Recruiting graduate students was a further challenge Regent Vice President Charles Pruitt inquired about.

“We compete for almost everything and one of those things is grad students,” responded Farrell. “They build the reputation of the institutions and help to recruit the next round of outstanding students.”  But the challenge, he explained, is largely financial, with significantly lower stipends for students.

“The best will not come if they are not supported,” said Farrell.

Farrell closed by stressing the important role the Regents, as well as the UW System, play in UW-Madison’s unsure future.

“There is no guarantee that the success of UW-Madison will continue.”

View Provost Farrell's presentation on Challenges and Opportunities for UW-Madison pdf

UW-La Crosse Growth, Quality, and Access Initiative unanimously approved by Regents

The Board approved the differential tuition initiative proposed yesterday to the Business, Finance, and Audit Committee by UW-La Crosse Chancellor Joe Gow and regional legislators that included Assembly Speaker Michael Huebsch, Rep.
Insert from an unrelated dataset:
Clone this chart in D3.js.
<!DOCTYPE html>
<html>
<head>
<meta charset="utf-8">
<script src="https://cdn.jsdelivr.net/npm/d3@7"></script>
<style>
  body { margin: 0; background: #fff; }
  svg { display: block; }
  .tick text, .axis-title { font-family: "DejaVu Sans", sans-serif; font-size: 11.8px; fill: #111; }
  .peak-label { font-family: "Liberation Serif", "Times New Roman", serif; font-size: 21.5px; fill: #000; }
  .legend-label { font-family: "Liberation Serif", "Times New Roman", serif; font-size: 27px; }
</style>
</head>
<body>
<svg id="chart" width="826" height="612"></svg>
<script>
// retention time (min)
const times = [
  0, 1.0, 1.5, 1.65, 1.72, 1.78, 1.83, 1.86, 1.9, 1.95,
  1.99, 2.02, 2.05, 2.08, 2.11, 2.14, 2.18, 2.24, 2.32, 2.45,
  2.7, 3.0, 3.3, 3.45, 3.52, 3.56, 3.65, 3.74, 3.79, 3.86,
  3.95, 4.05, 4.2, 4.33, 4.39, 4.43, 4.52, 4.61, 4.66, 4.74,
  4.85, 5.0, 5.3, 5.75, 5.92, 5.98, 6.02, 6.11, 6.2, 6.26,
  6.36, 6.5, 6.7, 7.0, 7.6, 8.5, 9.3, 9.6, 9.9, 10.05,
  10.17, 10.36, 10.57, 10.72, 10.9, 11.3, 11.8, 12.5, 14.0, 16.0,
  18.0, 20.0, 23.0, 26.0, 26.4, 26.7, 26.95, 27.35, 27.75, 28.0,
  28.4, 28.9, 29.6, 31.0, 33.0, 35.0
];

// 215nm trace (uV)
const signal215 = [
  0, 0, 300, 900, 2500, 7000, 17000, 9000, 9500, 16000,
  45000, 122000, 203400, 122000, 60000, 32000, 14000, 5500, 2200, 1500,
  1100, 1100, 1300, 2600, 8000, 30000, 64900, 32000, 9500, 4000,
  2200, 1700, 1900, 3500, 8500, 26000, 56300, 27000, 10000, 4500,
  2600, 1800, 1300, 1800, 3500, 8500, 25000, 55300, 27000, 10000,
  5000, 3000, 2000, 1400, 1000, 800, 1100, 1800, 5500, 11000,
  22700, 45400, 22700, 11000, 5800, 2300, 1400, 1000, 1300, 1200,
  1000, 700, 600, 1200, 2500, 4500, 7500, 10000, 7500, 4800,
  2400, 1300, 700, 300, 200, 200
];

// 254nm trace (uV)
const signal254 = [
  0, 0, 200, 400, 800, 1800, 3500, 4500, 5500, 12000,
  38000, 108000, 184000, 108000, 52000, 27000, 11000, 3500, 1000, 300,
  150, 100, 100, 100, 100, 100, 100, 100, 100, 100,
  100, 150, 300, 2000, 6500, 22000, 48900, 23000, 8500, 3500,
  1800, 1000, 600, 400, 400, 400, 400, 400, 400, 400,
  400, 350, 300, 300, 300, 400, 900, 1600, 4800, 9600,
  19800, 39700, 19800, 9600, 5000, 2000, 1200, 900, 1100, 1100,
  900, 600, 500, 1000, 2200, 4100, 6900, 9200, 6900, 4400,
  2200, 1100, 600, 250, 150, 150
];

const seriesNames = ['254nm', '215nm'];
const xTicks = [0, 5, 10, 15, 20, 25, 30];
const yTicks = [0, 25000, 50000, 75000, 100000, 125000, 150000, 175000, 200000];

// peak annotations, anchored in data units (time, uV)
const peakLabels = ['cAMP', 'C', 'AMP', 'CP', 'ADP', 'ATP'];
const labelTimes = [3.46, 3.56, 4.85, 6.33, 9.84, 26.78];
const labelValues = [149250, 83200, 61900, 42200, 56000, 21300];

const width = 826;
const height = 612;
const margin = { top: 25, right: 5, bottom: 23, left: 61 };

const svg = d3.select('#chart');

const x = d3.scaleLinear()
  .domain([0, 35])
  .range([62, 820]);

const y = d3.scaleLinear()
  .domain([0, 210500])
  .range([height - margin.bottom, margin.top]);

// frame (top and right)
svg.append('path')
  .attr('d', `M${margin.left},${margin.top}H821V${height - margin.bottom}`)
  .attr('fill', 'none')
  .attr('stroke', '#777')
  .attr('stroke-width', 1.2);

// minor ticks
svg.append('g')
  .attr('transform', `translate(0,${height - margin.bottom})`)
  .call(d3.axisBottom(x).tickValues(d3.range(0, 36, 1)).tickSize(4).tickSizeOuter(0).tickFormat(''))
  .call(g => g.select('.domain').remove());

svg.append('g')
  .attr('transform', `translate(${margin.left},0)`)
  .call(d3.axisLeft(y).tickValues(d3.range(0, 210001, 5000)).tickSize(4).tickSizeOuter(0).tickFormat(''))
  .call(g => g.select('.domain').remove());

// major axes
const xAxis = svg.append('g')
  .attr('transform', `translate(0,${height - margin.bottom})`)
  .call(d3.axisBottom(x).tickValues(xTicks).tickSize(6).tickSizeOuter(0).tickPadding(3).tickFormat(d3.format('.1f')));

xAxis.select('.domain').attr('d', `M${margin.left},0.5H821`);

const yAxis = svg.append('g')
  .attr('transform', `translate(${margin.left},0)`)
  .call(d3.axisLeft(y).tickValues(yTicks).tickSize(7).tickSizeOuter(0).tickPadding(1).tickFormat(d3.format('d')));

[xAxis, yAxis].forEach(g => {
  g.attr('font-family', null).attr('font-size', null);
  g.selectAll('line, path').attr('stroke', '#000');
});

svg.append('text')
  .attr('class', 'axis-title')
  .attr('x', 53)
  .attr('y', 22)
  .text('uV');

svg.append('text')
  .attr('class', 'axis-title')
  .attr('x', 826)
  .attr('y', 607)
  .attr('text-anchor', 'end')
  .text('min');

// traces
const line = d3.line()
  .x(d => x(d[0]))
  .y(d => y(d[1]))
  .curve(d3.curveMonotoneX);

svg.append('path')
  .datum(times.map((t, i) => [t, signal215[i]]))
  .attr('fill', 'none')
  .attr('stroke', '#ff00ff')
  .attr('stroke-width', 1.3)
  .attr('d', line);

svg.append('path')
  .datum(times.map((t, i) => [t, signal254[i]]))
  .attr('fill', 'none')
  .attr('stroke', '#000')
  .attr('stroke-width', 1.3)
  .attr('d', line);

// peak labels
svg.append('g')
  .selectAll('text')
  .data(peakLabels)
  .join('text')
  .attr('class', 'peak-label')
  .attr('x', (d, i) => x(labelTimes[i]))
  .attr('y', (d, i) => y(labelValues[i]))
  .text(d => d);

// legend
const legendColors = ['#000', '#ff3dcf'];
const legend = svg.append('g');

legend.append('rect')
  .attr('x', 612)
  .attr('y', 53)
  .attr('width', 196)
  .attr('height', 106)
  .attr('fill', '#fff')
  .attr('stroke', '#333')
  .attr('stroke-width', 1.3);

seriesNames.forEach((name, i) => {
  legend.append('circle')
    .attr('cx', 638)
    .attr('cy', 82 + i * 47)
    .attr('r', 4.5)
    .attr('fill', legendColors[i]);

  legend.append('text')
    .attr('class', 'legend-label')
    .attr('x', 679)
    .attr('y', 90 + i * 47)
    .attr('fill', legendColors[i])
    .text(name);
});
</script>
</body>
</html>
Jennifer Shilling, and a staff member from Senator Dan Kapanke’s office.

Regent President Mark Bradley commended the bipartisan support provided by the legislators, who not only attended but also testified in favor of the initiative.
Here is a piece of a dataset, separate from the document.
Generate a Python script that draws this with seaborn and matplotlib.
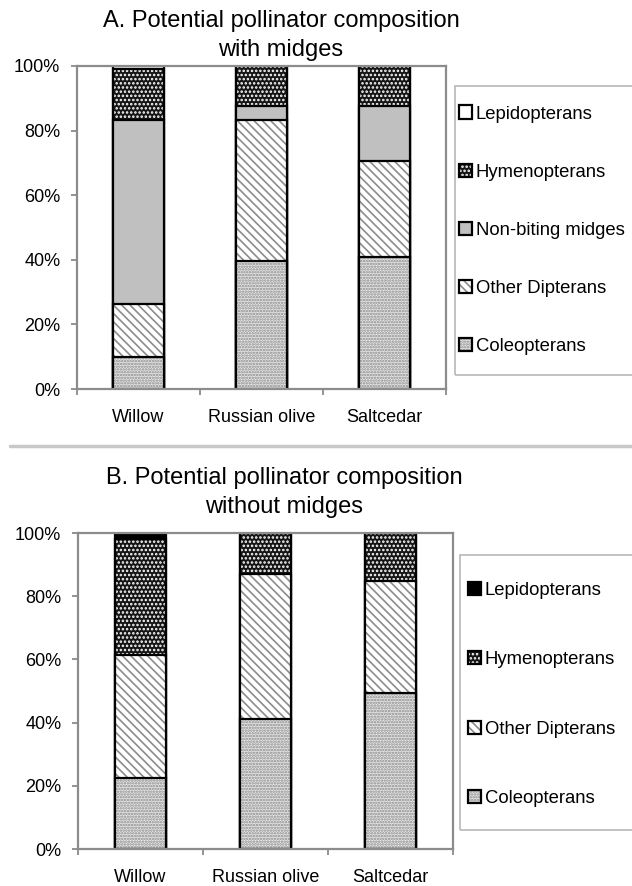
import numpy as np
import matplotlib
matplotlib.use('Agg')
from matplotlib import pyplot as plt
from matplotlib.patches import Patch, Rectangle
from matplotlib.lines import Line2D
from matplotlib.legend_handler import HandlerTuple
import seaborn as sns

sites = ['Willow', 'Russian olive', 'Saltcedar']

# percent of each group, bottom to top
coleop_a = [9.8, 39.5, 40.8]
other_dipt_a = [16.5, 43.9, 29.9]
midges_a = [57.1, 4.3, 16.8]
hymen_a = [15.6, 12.3, 12.5]
lepid_a = [1.0, 0.0, 0.0]

coleop_b = [22.5, 41.2, 49.4]
other_dipt_b = [38.8, 45.9, 35.5]
hymen_b = [36.8, 12.9, 15.1]
lepid_b = [1.9, 0.0, 0.0]

yticks = [0, 20, 40, 60, 80, 100]
ytick_labels = ['0%', '20%', '40%', '60%', '80%', '100%']

sns.set_style('white')
plt.rcParams['font.family'] = ['Liberation Sans', 'DejaVu Sans']
plt.rcParams['hatch.linewidth'] = 1.2
plt.rcParams['text.color'] = 'black'

# (facecolor, hatch, hatch colour)
styles = {
    'Coleopterans': ('#e6e6e6', '......', '#8a8a8a'),
    'Other Dipterans': ('white', '\\\\\\\\', '#8c8c8c'),
    'Non-biting midges': ('#c0c0c0', '', '#c0c0c0'),
    'Hymenopterans': ('#151515', '....', 'white'),
    'Lepidopterans A': ('white', '', 'white'),
    'Lepidopterans B': ('black', '', 'black'),
}


def draw_panel(ax, layers, names):
    cum = np.cumsum(np.array(layers), axis=0)
    for i in reversed(range(len(layers))):
        fc, hatch, hc = styles[names[i]]
        n0 = len(ax.patches)
        sns.barplot(x=sites, y=cum[i], ax=ax, color=fc, width=0.41,
                    errorbar=None, saturation=1)
        for p in ax.patches[n0:]:
            p.set_facecolor(fc)
            p.set_edgecolor(hc)
            p.set_hatch(hatch)
            p.set_linewidth(0)
        n0 = len(ax.patches)
        sns.barplot(x=sites, y=cum[i], ax=ax, color='black', width=0.41,
                    errorbar=None, fill=False)
        for p in ax.patches[n0:]:
            p.set_edgecolor('black')
            p.set_facecolor('none')
            p.set_linewidth(1.6)
    ax.set_ylim(0, 100)
    ax.set_xlim(-0.5, 2.5)
    ax.set_yticks(yticks)
    ax.set_yticklabels(ytick_labels)
    ax.set_xticks([0, 1, 2])
    ax.set_xticklabels(sites)
    ax.set_xticks([-0.5, 0.5, 1.5, 2.5], minor=True)
    ax.tick_params(axis='x', which='major', length=0, pad=14.5, labelsize=13,
                   labelcolor='black')
    ax.tick_params(axis='x', which='minor', length=4, color='#808080',
                   width=1.2, direction='out', bottom=True)
    ax.tick_params(axis='y', length=4, color='#808080', width=1.2,
                   direction='out', left=True, pad=8, labelsize=13,
                   labelcolor='black')
    for s in ax.spines.values():
        s.set_color('#8c8c8c')
        s.set_linewidth(1.6)
    ax.set_xlabel('')
    ax.set_ylabel('')


def legend_handles(names):
    handles = []
    for nm in names:
        fc, hatch, hc = styles[nm]
        h1 = Patch(facecolor=fc, hatch=hatch, edgecolor=hc, linewidth=0)
        h2 = Patch(facecolor='none', edgecolor='black', linewidth=1.6)
        handles.append((h1, h2))
    return handles


W, H = 632, 886
fig = plt.figure(figsize=(6.32, 8.86), dpi=100)
ax_a = fig.add_axes([77 / W, 1 - 389 / H, 369 / W, 323 / H])
ax_b = fig.add_axes([78 / W, 1 - 849 / H, 375 / W, 316 / H])

draw_panel(ax_a, [coleop_a, other_dipt_a, midges_a, hymen_a, lepid_a],
           ['Coleopterans', 'Other Dipterans', 'Non-biting midges',
            'Hymenopterans', 'Lepidopterans A'])
draw_panel(ax_b, [coleop_b, other_dipt_b, hymen_b, lepid_b],
           ['Coleopterans', 'Other Dipterans', 'Hymenopterans',
            'Lepidopterans B'])

fig.text(281 / W, 1 - 21 / H, 'A. Potential pollinator composition',
         ha='center', va='center', fontsize=17)
fig.text(281 / W, 1 - 50 / H, 'with midges',
         ha='center', va='center', fontsize=17)
fig.text(284 / W, 1 - 478 / H, 'B. Potential pollinator composition',
         ha='center', va='center', fontsize=17)
fig.text(284 / W, 1 - 507 / H, 'without midges',
         ha='center', va='center', fontsize=17)

fig.add_artist(Line2D([10 / W, 1], [1 - 446 / H, 1 - 446 / H],
                      color='#c8c8c8', linewidth=2.5))

# legend frames
fig.add_artist(Rectangle((455 / W, 1 - 375 / H), 200 / W, 289 / H,
                         transform=fig.transFigure, facecolor='none',
                         edgecolor='#b8b8b8', linewidth=1.2))
fig.add_artist(Rectangle((460 / W, 1 - 830 / H), 200 / W, 275 / H,
                         transform=fig.transFigure, facecolor='none',
                         edgecolor='#b8b8b8', linewidth=1.2))

names_a = ['Lepidopterans A', 'Hymenopterans', 'Non-biting midges',
           'Other Dipterans', 'Coleopterans']
labels_a = ['Lepidopterans', 'Hymenopterans', 'Non-biting midges',
            'Other Dipterans', 'Coleopterans']
fig.legend(legend_handles(names_a), labels_a,
           loc='upper left', bbox_to_anchor=(459 / W, 1 - 105.5 / H),
           fontsize=13.3, frameon=False, handlelength=0.72, handleheight=0.72,
           handletextpad=0.2, labelspacing=2.22, borderpad=0,
           borderaxespad=0, handler_map={tuple: HandlerTuple(ndivide=1)})

names_b = ['Lepidopterans B', 'Hymenopterans', 'Other Dipterans',
           'Coleopterans']
labels_b = ['Lepidopterans', 'Hymenopterans', 'Other Dipterans',
            'Coleopterans']
fig.legend(legend_handles(names_b), labels_b,
           loc='upper left', bbox_to_anchor=(468 / W, 1 - 581.5 / H),
           fontsize=13.3, frameon=False, handlelength=0.72, handleheight=0.72,
           handletextpad=0.2, labelspacing=2.84, borderpad=0,
           borderaxespad=0, handler_map={tuple: HandlerTuple(ndivide=1)})

fig.savefig('out.png', dpi=100)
Conversation on segregated fees continues

The Board continued its discussion on segregated fees, with positive updates from Regents who privately discussed concerns with Farrell about the two student organizations at UW-Madison that will be most effected by the policy change.

Regent President Mark Bradley urged the importance of UW institutions being proactive in the framework, which Farrell charged would happen immediately.
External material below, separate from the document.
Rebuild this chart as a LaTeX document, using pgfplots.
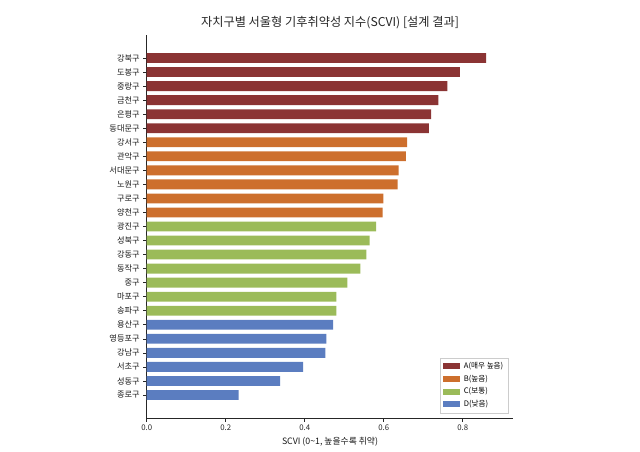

After speaking with Farrell, Regent Colleene Thomas sees the fee issue as a positive start to campus dialogues.

Regent Thomas Shields agreed with Thomas, hoping that students will begin to delve into the issue and “keep a dialogue going, even within themselves.”

President’s Report

Don Mash, Executive Senior Vice President, continued to drive home the UW System’s competitive disadvantage concerning compensation levels for the faculty and academic staff.

This comes as the Legislature’s Joint Committee on Employment Relations approved an increase for this year at 2% and future increases of 2% in July 2008 and 1% in April 2009. This is a total pay increase of approximately 5% over a two-year period.

“As the Board of Regents has discussed at great length, compensation levels for UW faculty and academic staff put our state at a serious competitive disadvantage,” said Mash. “The Board last year called for fully funded pay increases of 5.23% in each of the next four years to close that compensation gap.”

Mash added that despite support by Gov. Doyle in the form of new investments in the UW System, there are still investments needed in “our human talent.”

“We risk losing valuable instructors, researchers, and campus leaders,” said Mash.

Mash also discussed updates with the Advantage Wisconsin strategic framework, which included the statewide public listening session on Nov. 27 where participants from 54 county sites broke up into small groups for dialogue.

“One theme that emerged from some of those statewide discussions was the need for more emphasis on the pre-college age population,” said Mash using the UW System’s involvement with both Wisconsin Covenant and the newly launched KnowHow2GoWisconsin as examples of UW System’s dedication to increase work with that population.

Bradley echoed the importance of the System’s participation in the newly launched initiatives.

“We have taken an important leadership role with our Advantage Wisconsin,’ said Bradley. “There is momentum building; we are leaders in that momentum.”

Mash continued his address to the board with an update of the national Voluntary System of Accountability (VSA) project that was announced in November. He expects the project will allow students to compare learning outcomes and experiences across institutions and thus encourage accountability.

“I am proud to say that the University of Wisconsin System is again a national leader in embracing this effort,” said Mash.

Finally, Mash extended congratulations to UW-Milwaukee and Chancellor Carlos Santiago for their success with their capital campaign, which has raised $122 million of private money. With a special pledge from Michael J. Cudahy, UW-Milwaukee will purchase new land in Wauwatosa for “Innovation Park,” a new engineering and research facilities.


The Board of Regents also unanimously approved the following:

  • Establishment of the Board of Regents Diversity Awards which are slated to begin in spring 2008;
  • Future recruiting of a provost/vice chancellor for UW-Extension;
  • An appointment to the Oversight and Advisory Committee of the Wisconsin Partnership Fund for a Healthy Future;
  • UW-Parkside’s food service contract extension; the one-year extension will allow completion of a $25 million renovation project of the campus student union facilities;
  • Resolution adopting a new investment policy statement presented by Trust Funds Director Doug Hoerr;
  • Educational broadband services excess capacity use and royalty agreement with Clearwire Spectrum Holdings II, LLC; the agreement is expected to generate royalties that will support academic studies at UW-Milwaukee and will help the school to cover its share of the $25 million lapse in the 2007-09 biennium;
  • The revised pay plan for UW System faculty and academic staff; the plan provides a 2% general wage adjustment effective the pay period following the approval and also sets guidelines for distribution among UW institutions;
  • Enumeration of a gift-funded facility that will house a Tomotherapy Treatment System at the UW-Madison veterinary school;
  • Construction of a new residence hall for UW-Parkside as enumerated in the 2007-08 state budget;
  • Enumeration of a new UW-La Crosse residence hall; and
  • Renovation of the Jarvis Hall Science Wing at UW-Stout.

The Regents then went into closed session.


The UW System Board of Regents will hold its next meeting on Thursday and Friday, Feb. 7-8, in Madison.